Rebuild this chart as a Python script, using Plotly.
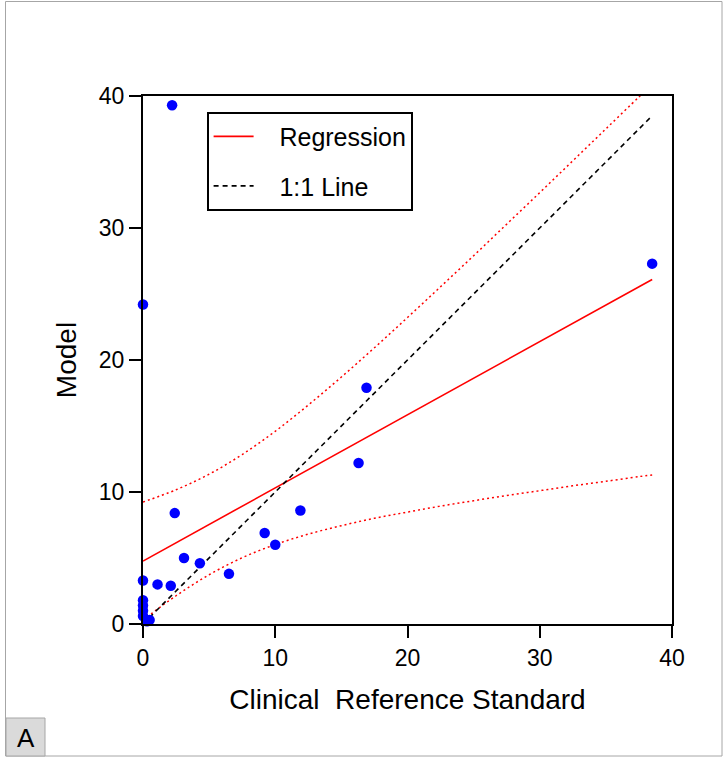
import plotly.graph_objects as go

# ---- data ----
clinical = [2.2, 0.0, 38.5, 16.9, 16.3, 11.9, 9.2, 10.0, 2.4, 3.1, 4.3, 6.5,
            1.1, 2.1, 0.0, 0.0, 0.0, 0.0, 0.0, 0.3, 0.5]
model = [39.3, 24.2, 27.3, 17.9, 12.2, 8.6, 6.9, 6.0, 8.4, 5.0, 4.6, 3.8,
         3.0, 2.9, 3.3, 1.8, 1.4, 1.0, 0.6, 0.2, 0.3]

reg_x = [0.0, 38.5]
reg_y = [4.77, 26.1]

identity_x = [0.0, 38.5]
identity_y = [0.0, 38.5]

band_x = [0, 2.5, 5, 7.5, 10, 12.5, 15, 17.5, 20, 22.5, 25, 27.5, 30, 32.5, 35, 37.5, 38.5]
band_upper = [9.24, 10.17, 11.35, 12.84, 14.60, 16.59, 18.71, 20.93, 23.22, 25.55,
              27.90, 30.29, 32.68, 35.09, 37.51, 39.93, 40.91]
band_lower = [0.30, 2.14, 3.73, 5.02, 6.02, 6.81, 7.45, 8.01, 8.48, 8.93,
              9.34, 9.73, 10.10, 10.47, 10.81, 11.17, 11.29]

x_ticks = [0, 10, 20, 30, 40]
y_ticks = [0, 10, 20, 30, 40]

FONT = "Liberation Sans, Arial, sans-serif"
NB = "\u00a0"

fig = go.Figure()

fig.add_trace(go.Scatter(x=band_x, y=band_upper, mode="lines", line_shape="spline",
                         line=dict(color="red", width=1.5, dash="2px,3px"),
                         showlegend=False, hoverinfo="skip"))
fig.add_trace(go.Scatter(x=band_x, y=band_lower, mode="lines", line_shape="spline",
                         line=dict(color="red", width=1.5, dash="2px,3px"),
                         showlegend=False, hoverinfo="skip"))
fig.add_trace(go.Scatter(x=reg_x, y=reg_y, mode="lines", name=NB * 3 + "Regression",
                         legendgroup="a",
                         line=dict(color="red", width=1.6)))
fig.add_trace(go.Scatter(x=identity_x, y=identity_y, mode="lines", name=NB * 3 + "1:1 Line",
                         legendgroup="b",
                         line=dict(color="black", width=1.6, dash="5px,4px")))
fig.add_trace(go.Scatter(x=clinical, y=model, mode="markers", showlegend=False,
                         marker=dict(color="#0000ff", size=10.5, line=dict(width=0)),
                         cliponaxis=False))

W, H = 724, 757
L, R, T, B = 143, 672, 96, 624
pw, ph = R - L, B - T


def px(xp):
    return (xp - L) / pw


def py(yp):
    return (B - yp) / ph


fig.update_layout(
    width=W, height=H,
    margin=dict(l=L, r=W - R, t=T, b=H - B, pad=0),
    paper_bgcolor="white", plot_bgcolor="white",
    font=dict(family=FONT, size=23, color="black"),
    showlegend=True,
    legend=dict(x=px(207), y=py(112), xanchor="left", yanchor="top",
                bordercolor="black", borderwidth=1.6, bgcolor="white",
                font=dict(size=25), traceorder="grouped", tracegroupgap=14,
                itemwidth=40),
    xaxis=dict(range=[0, 40], tickvals=x_ticks, ticks="outside", ticklen=12,
               tickwidth=2, tickcolor="black", showline=True, linecolor="black",
               linewidth=2, mirror=True, showgrid=False, zeroline=False,
               tickfont=dict(size=23),
               title=dict(text="Clinical" + NB + " Reference Standard",
                          font=dict(size=28), standoff=20)),
    yaxis=dict(range=[0, 40], tickvals=y_ticks, ticks="outside", ticklen=12,
               tickwidth=2, tickcolor="black", showline=True, linecolor="black",
               linewidth=2, mirror=True, showgrid=False, zeroline=False,
               tickfont=dict(size=23),
               title=dict(text="Model", font=dict(size=28), standoff=14)),
    shapes=[
        dict(type="rect", xref="paper", yref="paper",
             x0=px(5.5), x1=px(722), y0=py(756), y1=py(1.5),
             line=dict(color="#a6a6a6", width=1), fillcolor="rgba(0,0,0,0)",
             layer="below"),
        dict(type="rect", xref="paper", yref="paper",
             x0=px(6), x1=px(45), y0=py(756), y1=py(718),
             line=dict(color="#a6a6a6", width=1), fillcolor="#dadada"),
    ],
    annotations=[
        dict(text="A", xref="paper", yref="paper", x=px(25.5), y=py(738),
             xanchor="center", yanchor="middle", showarrow=False,
             font=dict(size=26, color="black")),
    ],
)

fig.write_html("out.html", config={"displayModeBar": False},
               post_script="document.body.style.margin='0';")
════════════════
● **Instructions to follow**
Return the full material word for word. Do not include the pictures.

● **Worked answer**
Rebuild this chart as a Python script, using Plotly.
import plotly.graph_objects as go

# ---- data ----
clinical = [2.2, 0.0, 38.5, 16.9, 16.3, 11.9, 9.2, 10.0, 2.4, 3.1, 4.3, 6.5,
            1.1, 2.1, 0.0, 0.0, 0.0, 0.0, 0.0, 0.3, 0.5]
model = [39.3, 24.2, 27.3, 17.9, 12.2, 8.6, 6.9, 6.0, 8.4, 5.0, 4.6, 3.8,
         3.0, 2.9, 3.3, 1.8, 1.4, 1.0, 0.6, 0.2, 0.3]

reg_x = [0.0, 38.5]
reg_y = [4.77, 26.1]

identity_x = [0.0, 38.5]
identity_y = [0.0, 38.5]

band_x = [0, 2.5, 5, 7.5, 10, 12.5, 15, 17.5, 20, 22.5, 25, 27.5, 30, 32.5, 35, 37.5, 38.5]
band_upper = [9.24, 10.17, 11.35, 12.84, 14.60, 16.59, 18.71, 20.93, 23.22, 25.55,
              27.90, 30.29, 32.68, 35.09, 37.51, 39.93, 40.91]
band_lower = [0.30, 2.14, 3.73, 5.02, 6.02, 6.81, 7.45, 8.01, 8.48, 8.93,
              9.34, 9.73, 10.10, 10.47, 10.81, 11.17, 11.29]

x_ticks = [0, 10, 20, 30, 40]
y_ticks = [0, 10, 20, 30, 40]

FONT = "Liberation Sans, Arial, sans-serif"
NB = "\u00a0"

fig = go.Figure()

fig.add_trace(go.Scatter(x=band_x, y=band_upper, mode="lines", line_shape="spline",
                         line=dict(color="red", width=1.5, dash="2px,3px"),
                         showlegend=False, hoverinfo="skip"))
fig.add_trace(go.Scatter(x=band_x, y=band_lower, mode="lines", line_shape="spline",
                         line=dict(color="red", width=1.5, dash="2px,3px"),
                         showlegend=False, hoverinfo="skip"))
fig.add_trace(go.Scatter(x=reg_x, y=reg_y, mode="lines", name=NB * 3 + "Regression",
                         legendgroup="a",
                         line=dict(color="red", width=1.6)))
fig.add_trace(go.Scatter(x=identity_x, y=identity_y, mode="lines", name=NB * 3 + "1:1 Line",
                         legendgroup="b",
                         line=dict(color="black", width=1.6, dash="5px,4px")))
fig.add_trace(go.Scatter(x=clinical, y=model, mode="markers", showlegend=False,
                         marker=dict(color="#0000ff", size=10.5, line=dict(width=0)),
                         cliponaxis=False))

W, H = 724, 757
L, R, T, B = 143, 672, 96, 624
pw, ph = R - L, B - T


def px(xp):
    return (xp - L) / pw


def py(yp):
    return (B - yp) / ph


fig.update_layout(
    width=W, height=H,
    margin=dict(l=L, r=W - R, t=T, b=H - B, pad=0),
    paper_bgcolor="white", plot_bgcolor="white",
    font=dict(family=FONT, size=23, color="black"),
    showlegend=True,
    legend=dict(x=px(207), y=py(112), xanchor="left", yanchor="top",
                bordercolor="black", borderwidth=1.6, bgcolor="white",
                font=dict(size=25), traceorder="grouped", tracegroupgap=14,
                itemwidth=40),
    xaxis=dict(range=[0, 40], tickvals=x_ticks, ticks="outside", ticklen=12,
               tickwidth=2, tickcolor="black", showline=True, linecolor="black",
               linewidth=2, mirror=True, showgrid=False, zeroline=False,
               tickfont=dict(size=23),
               title=dict(text="Clinical" + NB + " Reference Standard",
                          font=dict(size=28), standoff=20)),
    yaxis=dict(range=[0, 40], tickvals=y_ticks, ticks="outside", ticklen=12,
               tickwidth=2, tickcolor="black", showline=True, linecolor="black",
               linewidth=2, mirror=True, showgrid=False, zeroline=False,
               tickfont=dict(size=23),
               title=dict(text="Model", font=dict(size=28), standoff=14)),
    shapes=[
        dict(type="rect", xref="paper", yref="paper",
             x0=px(5.5), x1=px(722), y0=py(756), y1=py(1.5),
             line=dict(color="#a6a6a6", width=1), fillcolor="rgba(0,0,0,0)",
             layer="below"),
        dict(type="rect", xref="paper", yref="paper",
             x0=px(6), x1=px(45), y0=py(756), y1=py(718),
             line=dict(color="#a6a6a6", width=1), fillcolor="#dadada"),
    ],
    annotations=[
        dict(text="A", xref="paper", yref="paper", x=px(25.5), y=py(738),
             xanchor="center", yanchor="middle", showarrow=False,
             font=dict(size=26, color="black")),
    ],
)

fig.write_html("out.html", config={"displayModeBar": False},
               post_script="document.body.style.margin='0';")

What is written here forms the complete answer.